Tuesday, May 24, 2011

Slug

This is how I feel....like a slug. Slowly slithering along, looking rather gross. I look pregnant, I am so fat. I hate it. I hate the way it makes me feel. I hate that I cannot get myself out of this cycle of being so very tired and just take the damn walk. Seriously, what is so hard about putting on some shoes and going outside and walking? Why can't I do it? UGH. It's a big huge depressing circle...I lose some weight. I feel fantastic. I eat a cheeseburger to celebrate. I binge on said cheeseburger and eat more than I should. I get back into the habit of driving through when we're busy and grabbing something fast. I gain that weight back. I get sad. I get tired. I get determined. I start all over again.
It's rather annoying and pointless if you ask me. Yesterday, a co worker came to ask me a question about her hours. When I clicked my desk top, the picture of my wedding day appeared since it is my background.
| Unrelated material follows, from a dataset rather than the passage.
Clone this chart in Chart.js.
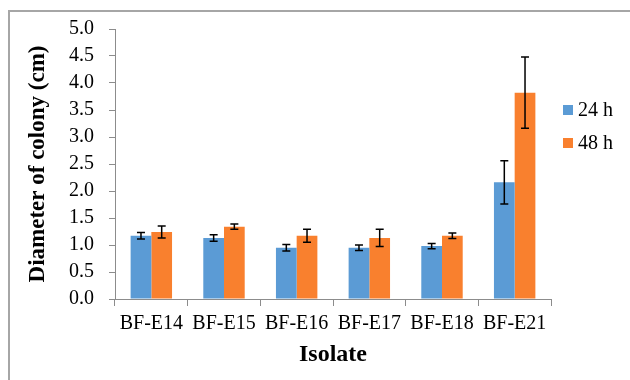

She looked at it, and looking quite surprised, said, "Is that you? For real?" while looking at me in my current state. I had to hold back tears. I know she didn't mean any harm, I know she was just surprised at how much bigger I am now than I was in that picture. Of course, I could not bring myself to tell her it was only 2 years ago.

Somewhere inside me, I know I have the willpower and the strength to get this weight off. I've done it before and I can do it again, but right now, I just don't know how. Even my sense of humor seems to be lost in there. Have you seen it?